[TUHS] My EuroBSDcon talk (preview for commentary)
clemc at ccc.com
Mon Sep 16 07:46:42 AEST 2019
Funny the things you think about at 3 in the AM.
There are two other things missing from Warner's timeline that I think are
important. A little about the clones and also about the commercial efforts
(which turns out to be related as one might expect).
The first UNIX clone that I know about was a V6 version by Whitesmiths,
called Idris, I want to say in 1977/78. I believe that Michel's Gien's
Pascal clone that he talked about a year later started out as V6, but
morphed to V7 before he was done (and then later morphed again to become
Chorus in a C++ rewrote). Mike Malcolm's Thoth (which "Thucks" by the way,
my wife threw out my tee-shirt years ago;-) was a pseudo V6 clone. I
don't think he tried to recompile V6 code, like he would with his later QNX
efforts (and he wrote it in B, not C), but the model was V6 and he had seen
and/or run V6 at Waterloo.
By the time of V7, the clones do start showing up. Minux which everyone
agreed was original, as well as Mark William's Coherent, which in the end
AT&T backed off. But as Dennis said at the time something to the effect,
that it was not clear they had directly used AT&T sources to build it, as
much as the authors clearly had *seen/had access to UNIX operating and used
it to build Coherent, plus they probably had seen the UNIX sources* at some
point (this was important later when AT&T would make 'Trade Secret' claims).

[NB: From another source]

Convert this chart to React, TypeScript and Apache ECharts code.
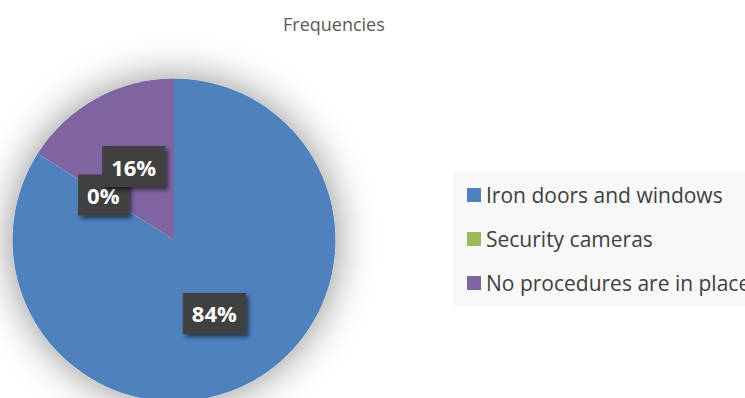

Idris is interesting in that when Plauger built it, he did get in trouble
at the UDel USENIX when he tried to 'hawk it' and basically was booed (how
he did was as much of a problem as that fact that he did it). But by that
point, there was another commercial UNIX available. What's interesting is
that there was not an official V6 redistribution license like there was for
V7; so I'm not 100% sure I know how it was done and I would love to
I know this much of the story.
As I mentioned before the first commercial user of UNIX was Rand
Corporation in LA. Al Arms of AT&T legal wrote the original $15K/CPU
license for them. I don't know how many of those licenses were made
available, but I've always been under the impression it was under 10. Like
a lot of people at the time, this was when the 'glass tty' was just showing
up in force and Rand updated/wrote a version of ed(1) called the rand(1)
editor [IIRC, its still available as the 'grand editor' from Dave Yost].
Shortly thereafter, Peter Weiner and Heinz would create a company in Santa
Monica called, Interactive Systems Corp (ISC) and they provided v6 and copy
of the Rand editor for some commercial folks (FYI - ISC would later do the
original 386/UNIX port for AT&T, IBM and Intel but that's a different
story, and eventually Sun would buy them years later). In fact, one of
the things the folks at ISC did at the beginning was that they had worked
with Perkin-Elmer and created a version of PE's 'Fox' terminal with
modified ROMs that ran part of the Rand Editor in it [the Fox has a
Motorola 6800 processor in it. CMU had a lot of the standard ones because
they were $750 in 1978 which was very inexpensive]. Anyway, what would
eventually become the 68000 development team in Austin (Les Crudele, Nick
Trudenick, Tom Grunner et al) used the ISC system and those modified Foxes
as their development system.
What I don't know is how that license worked. I think what happened was
ISC was selling 'support.' Motorola (or one of their customers) got a
commercial license from AT&T and then got a support license from ISC with
their additions. But frankly, I don't know.